Housing Main Financial Issue of New Congress: Bank Exec

Housing will be the main financial issue for the newly configured Congress, Camden Fine, president CEO of the Independent Community Bankers of America, told CNBC Wednesday.

“They must and they will try to do something about the GSEs [government-sponsored enterprises], Fannie Mae and Freddie Mac . Now whether they’ll be successful in solving that issue is an open question," said Fine, whose organization represents some 5,000 banks of all sizes throughout the country.

Fine added the there’s little consensus not only between parties about what to do about Fannie and Freddie but also within the two parties.

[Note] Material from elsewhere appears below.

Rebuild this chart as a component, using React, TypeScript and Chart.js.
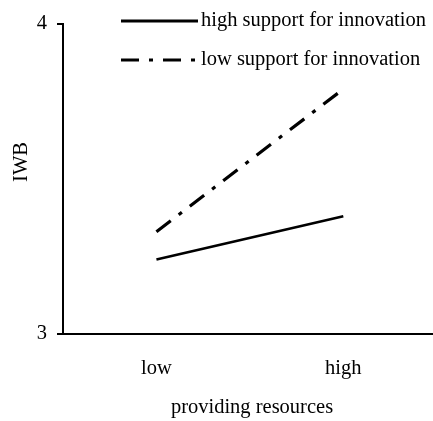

“We’ll hear a lot of noise and thunder,” he added, “and a lot of headline risk on the GSE.”

On Wednesday, mortgage buyer Freddie Mac posted a loss of $4.1 billion in the July-September quarter. The government-controlled mortgage buyer is also asking for an additional $100 million in federal aid.

“The problem with the GSEs is when you bring them on-budget,” Sen. Judd Gregg, (R-N.H.), told CNBC Wednesday. "You immediately hit the budget with a $500 billion deficit. When you do that, it’s going to show the American people just how big the problem is. And this is not a resolvable problem that you can do tomorrow. This is going to take three or four years, maybe longer, of phase down.”

Your Money Your Vote - A CNBC Special Report
Your Money Your Vote - A CNBC Special Report

Banks and mortgage firms involved with the troubled housing market are under investigation by regulators and state attorneys general, as millions of Americans are in foreclosure and millions more on the verge of it, due to their inability to pay off their mortgage.

There is scant expectation of a substantive solution for the ailing mortgage market before voters go to the polls again in 2012. Lawmakers on both sides of the aisle are expected to blame each other for the problems during public hearings.